The Rockefeller Foundation focuses on achieving lasting improvements in the lives and livelihoods of poor people by working with them to ensure that they are included among the beneficiaries of globalization. To this end, the foundation provides grants in four main areas: helping to eradicate poverty and hunger, minimizing the burden of disease, improving employment opportunities and increasing the availability and quality of housing and schools in the U.S., and stimulating creativity and cultural expression.
Since the foundation’s creation by American businessman and philanthropist John D. Rockefeller in 1913, we have emphasized the importance of generating new knowledge and harnessing existing knowledge to address the complex and difficult challenges confronting poor people. By using the tools of science, technology, research and analysis, we are able to aim our efforts at the very sources of human suffering and need.
Our work to achieve food security for poor people starts with the realization that, of the more than 5 billion people living in developing countries, nearly 1.3 billion live on less than US$1 a day. And, of these poorest of the world’s poor, the majority live in rural areas, mostly on small farms where climate and soil conditions are harsh and variable, and where years of hard labor often
yield barely enough for survival. For these families, the productivity of the farm and the success of any given year’s harvest are the sole factors separating household food security from starvation.
The Rockefeller Foundation seeks to help small farmers in three ways: producing and distributing higher-yielding and more resilient seeds; conserving and enriching soil for more productive, sustainable farming; and developing markets where small farmers can earn more from surplus harvests.
Breeding better varieties of crops, whether by traditional crosshybridization or cutting-edge biotechnology, has led to bigger and more reliable harvests — the essential first step in combating poverty and starvation. Soil conservation and enrichment programs increasingly involve farmers and community organizations as well as scientists in setting priorities and in spreading new practices to more and more farms. Some of our recent work in East Africa has focused on assembling the elementary components of produce markets, including a new network of community cereal banks where farmers aggregate their surplus, store it safely, and transport it in bulk to commercial centers for a competitive price.
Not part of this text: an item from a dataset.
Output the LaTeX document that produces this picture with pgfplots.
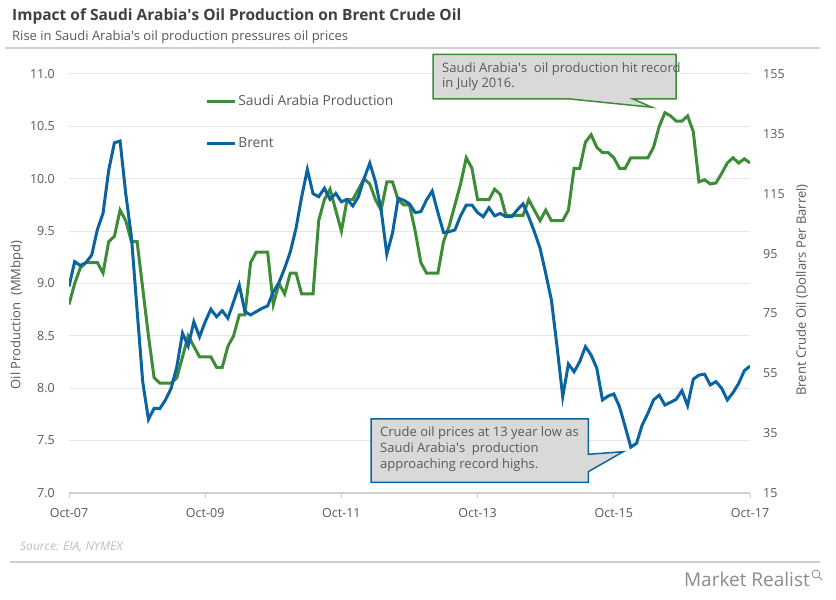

As the staple food of billions, rice has always been an important focus of our work. The foundation is proud to have been one of the founders of the International Rice Research Institute (IRRI) in 1960. More recently, a nearly 2-decade effort by the foundation spanning much of the 1980s and 90s produced a community of rice biotechnology researchers that has created more prolific, robust and nutritious strains of this staple crop.
And much of our current funding aims to improve rice, maize and other staples so that poor farmers can grow food on land endowed with less water, using less labor and fewer chemical inputs. IRRI, which continues to be an important grantee, has been a key partner in these efforts and many others.